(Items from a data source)
==============================
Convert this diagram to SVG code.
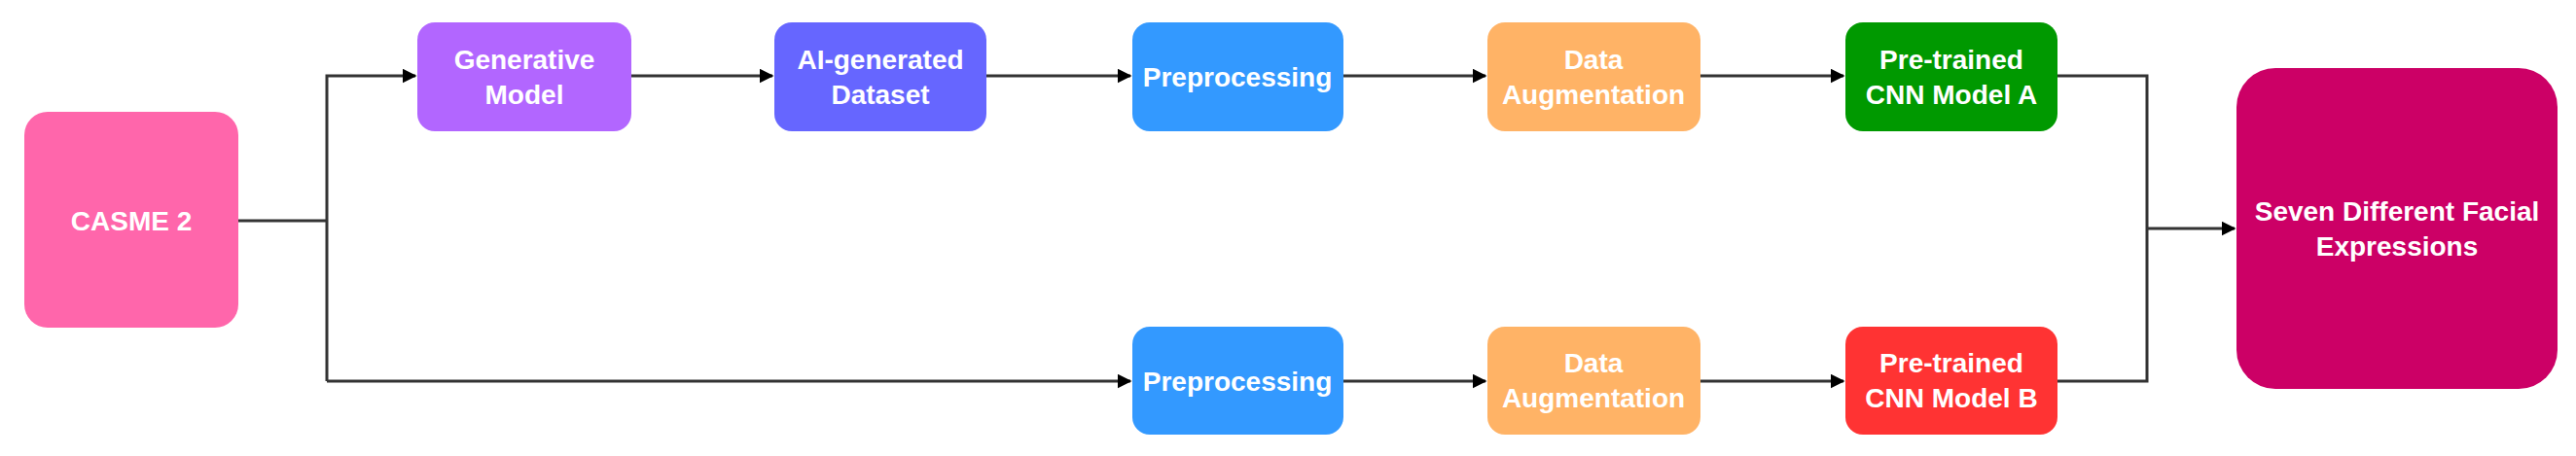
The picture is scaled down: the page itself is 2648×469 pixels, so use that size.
<svg xmlns="http://www.w3.org/2000/svg" width="2648" height="469" viewBox="0 0 2648 469">
<defs>
<marker id="ah" viewBox="0 0 10 10" refX="9" refY="5" markerWidth="5" markerHeight="5" orient="auto" markerUnits="strokeWidth"><path d="M0,0 L10,5 L0,10 z" fill="#000"/></marker>
<style>
.n{stroke:none}
.t{font-family:"Liberation Sans",Arial,sans-serif;font-weight:bold;font-size:28px;fill:#fff;text-anchor:middle}
.c{fill:none;stroke:#333;stroke-width:3}
</style>
</defs>
<rect width="2648" height="469" fill="#fff"/>
<g id="connectors">
<path class="c" d="M245,227 H336"/>
<path class="c" d="M336,392 V78 H427" marker-end="url(#ah)"/>
<path class="c" d="M336,392 H1162" marker-end="url(#ah)"/>
<path class="c" d="M649,78 H794" marker-end="url(#ah)"/>
<path class="c" d="M1014,78 H1162" marker-end="url(#ah)"/>
<path class="c" d="M1381,78 H1527" marker-end="url(#ah)"/>
<path class="c" d="M1748,78 H1895" marker-end="url(#ah)"/>
<path class="c" d="M1381,392 H1527" marker-end="url(#ah)"/>
<path class="c" d="M1748,392 H1895" marker-end="url(#ah)"/>
<path class="c" d="M2115,78 H2207 V392 H2115"/>
<path class="c" d="M2207,235 H2297" marker-end="url(#ah)"/>
</g>
<g id="casme"><rect class="n" x="25" y="115" width="220" height="222" rx="24" fill="#FF66AB"/><text class="t" x="135" y="237">CASME 2</text></g>
<g id="generative"><rect class="n" x="429" y="23" width="220" height="112" rx="18" fill="#B266FF"/><text class="t" x="539" y="71">Generative</text><text class="t" x="539" y="107">Model</text></g>
<g id="aidataset"><rect class="n" x="796" y="23" width="218" height="112" rx="18" fill="#6666FF"/><text class="t" x="905" y="71">AI-generated</text><text class="t" x="905" y="107">Dataset</text></g>
<g id="prepA"><rect class="n" x="1164" y="23" width="217" height="112" rx="18" fill="#3399FF"/><text class="t" x="1272" y="89">Preprocessing</text></g>
<g id="augA"><rect class="n" x="1529" y="23" width="219" height="112" rx="18" fill="#FFB366"/><text class="t" x="1638" y="71">Data</text><text class="t" x="1638" y="107">Augmentation</text></g>
<g id="cnnA"><rect class="n" x="1897" y="23" width="218" height="112" rx="18" fill="#009900"/><text class="t" x="2006" y="71">Pre-trained</text><text class="t" x="2006" y="107">CNN Model A</text></g>
<g id="prepB"><rect class="n" x="1164" y="336" width="217" height="111" rx="18" fill="#3399FF"/><text class="t" x="1272" y="402">Preprocessing</text></g>
<g id="augB"><rect class="n" x="1529" y="336" width="219" height="111" rx="18" fill="#FFB366"/><text class="t" x="1638" y="383">Data</text><text class="t" x="1638" y="419">Augmentation</text></g>
<g id="cnnB"><rect class="n" x="1897" y="336" width="218" height="111" rx="18" fill="#FF3333"/><text class="t" x="2006" y="383">Pre-trained</text><text class="t" x="2006" y="419">CNN Model B</text></g>
<g id="seven"><rect class="n" x="2299" y="70" width="330" height="330" rx="40" fill="#CC0066"/><text class="t" x="2464" y="227">Seven Different Facial</text><text class="t" x="2464" y="263">Expressions</text></g>
</svg>
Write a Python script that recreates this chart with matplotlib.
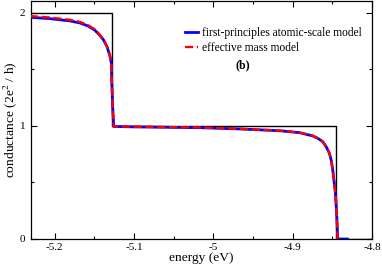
import matplotlib
matplotlib.use("Agg")
import matplotlib.pyplot as plt
from matplotlib.ticker import MultipleLocator

plt.rcParams["font.family"] = ["Liberation Serif", "DejaVu Serif"]
plt.rcParams["mathtext.fontset"] = "stix"
plt.rcParams["axes.unicode_minus"] = False

# ideal step conductance (black)
step_energy = [-5.23, -5.128, -5.128, -4.8452, -4.8452, -4.8]
step_cond = [2, 2, 1, 1, 0, 0]

# first-principles atomic-scale model (blue)
fp_energy = [-5.2315, -5.2063, -5.1811, -5.1685, -5.1584, -5.1496, -5.1433,
             -5.1383, -5.1341, -5.1307, -5.1286, -5.1282, -5.1270, -5.1257,
             -5.10, -5.0174, -4.967, -4.9418, -4.9166, -4.8914, -4.8747,
             -4.8684, -4.8621, -4.8578, -4.8537, -4.8515, -4.8495, -4.8461,
             -4.8444, -4.8432, -4.8310]
fp_cond = [1.962, 1.950, 1.930, 1.912, 1.886, 1.848, 1.803,
           1.759, 1.700, 1.626, 1.553, 1.40, 1.168, 0.996,
           0.992, 0.985, 0.974, 0.966, 0.958, 0.941, 0.912,
           0.891, 0.861, 0.817, 0.758, 0.699, 0.611, 0.404,
           0.198, 0.0, 0.0]

# effective mass model (red, dashed)
em_energy = [-5.2315, -5.2063, -5.1811, -5.1685, -5.1584, -5.1496, -5.1433,
             -5.1383, -5.1341, -5.1307, -5.1286, -5.1282, -5.1270, -5.1257,
             -5.10, -5.0174, -4.967, -4.9418, -4.9166, -4.8914, -4.8747,
             -4.8684, -4.8621, -4.8578, -4.8537, -4.8515, -4.8495, -4.8461,
             -4.8444, -4.8432, -4.8410]
em_cond = [1.973, 1.960, 1.940, 1.921, 1.894, 1.855, 1.808,
           1.762, 1.702, 1.628, 1.554, 1.40, 1.168, 0.996,
           0.994, 0.987, 0.975, 0.967, 0.959, 0.942, 0.913,
           0.892, 0.862, 0.818, 0.759, 0.700, 0.611, 0.404,
           0.198, 0.0, 0.0]

fig = plt.figure(figsize=(3.82, 2.68), dpi=100)
ax = fig.add_axes([31 / 382, 29 / 268, 341 / 382, 238 / 268])

ax.plot(step_energy, step_cond, color="black", lw=1.0, zorder=2)
ax.plot(fp_energy, fp_cond, color="#0000ff", lw=2.0, zorder=3,
        label="first-principles atomic-scale model")
ax.plot(em_energy, em_cond, color="#ff0000", lw=1.7, dashes=(3.5, 1.5),
        zorder=4, label="effective mass model")

ax.set_xlim(-5.23, -4.8)
ax.set_ylim(0, 2.106)
ax.xaxis.set_minor_locator(MultipleLocator(0.05))
ax.yaxis.set_minor_locator(MultipleLocator(0.5))
ax.set_xticks([-5.2, -5.1, -5.0, -4.9, -4.8])
ax.set_xticklabels(["-5.2", "-5.1", "-5", "-4.9", "-4.8"])
ax.set_yticks([0, 1, 2])
ax.set_yticklabels(["0", "1", "2"])

ax.tick_params(which="both", direction="in", top=True, right=True,
               labelsize=8, width=0.8)
ax.tick_params(axis="x", which="major", length=4.5, pad=3)
ax.tick_params(axis="y", which="major", length=4.5, pad=4)
ax.tick_params(which="minor", length=2.5)
for spine in ax.spines.values():
    spine.set_linewidth(0.9)

ax.set_xlabel("energy (eV)", fontsize=9.7, labelpad=0)
ax.set_ylabel(r"conductance (2e$^2$ / h)", fontsize=9.7)
ax.yaxis.set_label_coords(-0.036, 0.5)

ax.legend(loc="center left", bbox_to_anchor=(0.4516, 0.834), frameon=False,
          fontsize=8.3, handlelength=1.15, handletextpad=0.35,
          labelspacing=0.3, borderpad=0, borderaxespad=0)
ax.text(0.622, 0.731, "(b)", transform=ax.transAxes, fontsize=8.5,
        fontweight="bold", ha="center", va="center")

fig.savefig("out.png", dpi=100)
==============================
What is asked:
Without the pictures, restate all of the entries above verbatim.

Finished exercise:
Convert this diagram to SVG code.
The picture is scaled down: the page itself is 2648×469 pixels, so use that size.
<svg xmlns="http://www.w3.org/2000/svg" width="2648" height="469" viewBox="0 0 2648 469">
<defs>
<marker id="ah" viewBox="0 0 10 10" refX="9" refY="5" markerWidth="5" markerHeight="5" orient="auto" markerUnits="strokeWidth"><path d="M0,0 L10,5 L0,10 z" fill="#000"/></marker>
<style>
.n{stroke:none}
.t{font-family:"Liberation Sans",Arial,sans-serif;font-weight:bold;font-size:28px;fill:#fff;text-anchor:middle}
.c{fill:none;stroke:#333;stroke-width:3}
</style>
</defs>
<rect width="2648" height="469" fill="#fff"/>
<g id="connectors">
<path class="c" d="M245,227 H336"/>
<path class="c" d="M336,392 V78 H427" marker-end="url(#ah)"/>
<path class="c" d="M336,392 H1162" marker-end="url(#ah)"/>
<path class="c" d="M649,78 H794" marker-end="url(#ah)"/>
<path class="c" d="M1014,78 H1162" marker-end="url(#ah)"/>
<path class="c" d="M1381,78 H1527" marker-end="url(#ah)"/>
<path class="c" d="M1748,78 H1895" marker-end="url(#ah)"/>
<path class="c" d="M1381,392 H1527" marker-end="url(#ah)"/>
<path class="c" d="M1748,392 H1895" marker-end="url(#ah)"/>
<path class="c" d="M2115,78 H2207 V392 H2115"/>
<path class="c" d="M2207,235 H2297" marker-end="url(#ah)"/>
</g>
<g id="casme"><rect class="n" x="25" y="115" width="220" height="222" rx="24" fill="#FF66AB"/><text class="t" x="135" y="237">CASME 2</text></g>
<g id="generative"><rect class="n" x="429" y="23" width="220" height="112" rx="18" fill="#B266FF"/><text class="t" x="539" y="71">Generative</text><text class="t" x="539" y="107">Model</text></g>
<g id="aidataset"><rect class="n" x="796" y="23" width="218" height="112" rx="18" fill="#6666FF"/><text class="t" x="905" y="71">AI-generated</text><text class="t" x="905" y="107">Dataset</text></g>
<g id="prepA"><rect class="n" x="1164" y="23" width="217" height="112" rx="18" fill="#3399FF"/><text class="t" x="1272" y="89">Preprocessing</text></g>
<g id="augA"><rect class="n" x="1529" y="23" width="219" height="112" rx="18" fill="#FFB366"/><text class="t" x="1638" y="71">Data</text><text class="t" x="1638" y="107">Augmentation</text></g>
<g id="cnnA"><rect class="n" x="1897" y="23" width="218" height="112" rx="18" fill="#009900"/><text class="t" x="2006" y="71">Pre-trained</text><text class="t" x="2006" y="107">CNN Model A</text></g>
<g id="prepB"><rect class="n" x="1164" y="336" width="217" height="111" rx="18" fill="#3399FF"/><text class="t" x="1272" y="402">Preprocessing</text></g>
<g id="augB"><rect class="n" x="1529" y="336" width="219" height="111" rx="18" fill="#FFB366"/><text class="t" x="1638" y="383">Data</text><text class="t" x="1638" y="419">Augmentation</text></g>
<g id="cnnB"><rect class="n" x="1897" y="336" width="218" height="111" rx="18" fill="#FF3333"/><text class="t" x="2006" y="383">Pre-trained</text><text class="t" x="2006" y="419">CNN Model B</text></g>
<g id="seven"><rect class="n" x="2299" y="70" width="330" height="330" rx="40" fill="#CC0066"/><text class="t" x="2464" y="227">Seven Different Facial</text><text class="t" x="2464" y="263">Expressions</text></g>
</svg>
Write a Python script that recreates this chart with matplotlib.
import matplotlib
matplotlib.use("Agg")
import matplotlib.pyplot as plt
from matplotlib.ticker import MultipleLocator

plt.rcParams["font.family"] = ["Liberation Serif", "DejaVu Serif"]
plt.rcParams["mathtext.fontset"] = "stix"
plt.rcParams["axes.unicode_minus"] = False

# ideal step conductance (black)
step_energy = [-5.23, -5.128, -5.128, -4.8452, -4.8452, -4.8]
step_cond = [2, 2, 1, 1, 0, 0]

# first-principles atomic-scale model (blue)
fp_energy = [-5.2315, -5.2063, -5.1811, -5.1685, -5.1584, -5.1496, -5.1433,
             -5.1383, -5.1341, -5.1307, -5.1286, -5.1282, -5.1270, -5.1257,
             -5.10, -5.0174, -4.967, -4.9418, -4.9166, -4.8914, -4.8747,
             -4.8684, -4.8621, -4.8578, -4.8537, -4.8515, -4.8495, -4.8461,
             -4.8444, -4.8432, -4.8310]
fp_cond = [1.962, 1.950, 1.930, 1.912, 1.886, 1.848, 1.803,
           1.759, 1.700, 1.626, 1.553, 1.40, 1.168, 0.996,
           0.992, 0.985, 0.974, 0.966, 0.958, 0.941, 0.912,
           0.891, 0.861, 0.817, 0.758, 0.699, 0.611, 0.404,
           0.198, 0.0, 0.0]

# effective mass model (red, dashed)
em_energy = [-5.2315, -5.2063, -5.1811, -5.1685, -5.1584, -5.1496, -5.1433,
             -5.1383, -5.1341, -5.1307, -5.1286, -5.1282, -5.1270, -5.1257,
             -5.10, -5.0174, -4.967, -4.9418, -4.9166, -4.8914, -4.8747,
             -4.8684, -4.8621, -4.8578, -4.8537, -4.8515, -4.8495, -4.8461,
             -4.8444, -4.8432, -4.8410]
em_cond = [1.973, 1.960, 1.940, 1.921, 1.894, 1.855, 1.808,
           1.762, 1.702, 1.628, 1.554, 1.40, 1.168, 0.996,
           0.994, 0.987, 0.975, 0.967, 0.959, 0.942, 0.913,
           0.892, 0.862, 0.818, 0.759, 0.700, 0.611, 0.404,
           0.198, 0.0, 0.0]

fig = plt.figure(figsize=(3.82, 2.68), dpi=100)
ax = fig.add_axes([31 / 382, 29 / 268, 341 / 382, 238 / 268])

ax.plot(step_energy, step_cond, color="black", lw=1.0, zorder=2)
ax.plot(fp_energy, fp_cond, color="#0000ff", lw=2.0, zorder=3,
        label="first-principles atomic-scale model")
ax.plot(em_energy, em_cond, color="#ff0000", lw=1.7, dashes=(3.5, 1.5),
        zorder=4, label="effective mass model")

ax.set_xlim(-5.23, -4.8)
ax.set_ylim(0, 2.106)
ax.xaxis.set_minor_locator(MultipleLocator(0.05))
ax.yaxis.set_minor_locator(MultipleLocator(0.5))
ax.set_xticks([-5.2, -5.1, -5.0, -4.9, -4.8])
ax.set_xticklabels(["-5.2", "-5.1", "-5", "-4.9", "-4.8"])
ax.set_yticks([0, 1, 2])
ax.set_yticklabels(["0", "1", "2"])

ax.tick_params(which="both", direction="in", top=True, right=True,
               labelsize=8, width=0.8)
ax.tick_params(axis="x", which="major", length=4.5, pad=3)
ax.tick_params(axis="y", which="major", length=4.5, pad=4)
ax.tick_params(which="minor", length=2.5)
for spine in ax.spines.values():
    spine.set_linewidth(0.9)

ax.set_xlabel("energy (eV)", fontsize=9.7, labelpad=0)
ax.set_ylabel(r"conductance (2e$^2$ / h)", fontsize=9.7)
ax.yaxis.set_label_coords(-0.036, 0.5)

ax.legend(loc="center left", bbox_to_anchor=(0.4516, 0.834), frameon=False,
          fontsize=8.3, handlelength=1.15, handletextpad=0.35,
          labelspacing=0.3, borderpad=0, borderaxespad=0)
ax.text(0.622, 0.731, "(b)", transform=ax.transAxes, fontsize=8.5,
        fontweight="bold", ha="center", va="center")

fig.savefig("out.png", dpi=100)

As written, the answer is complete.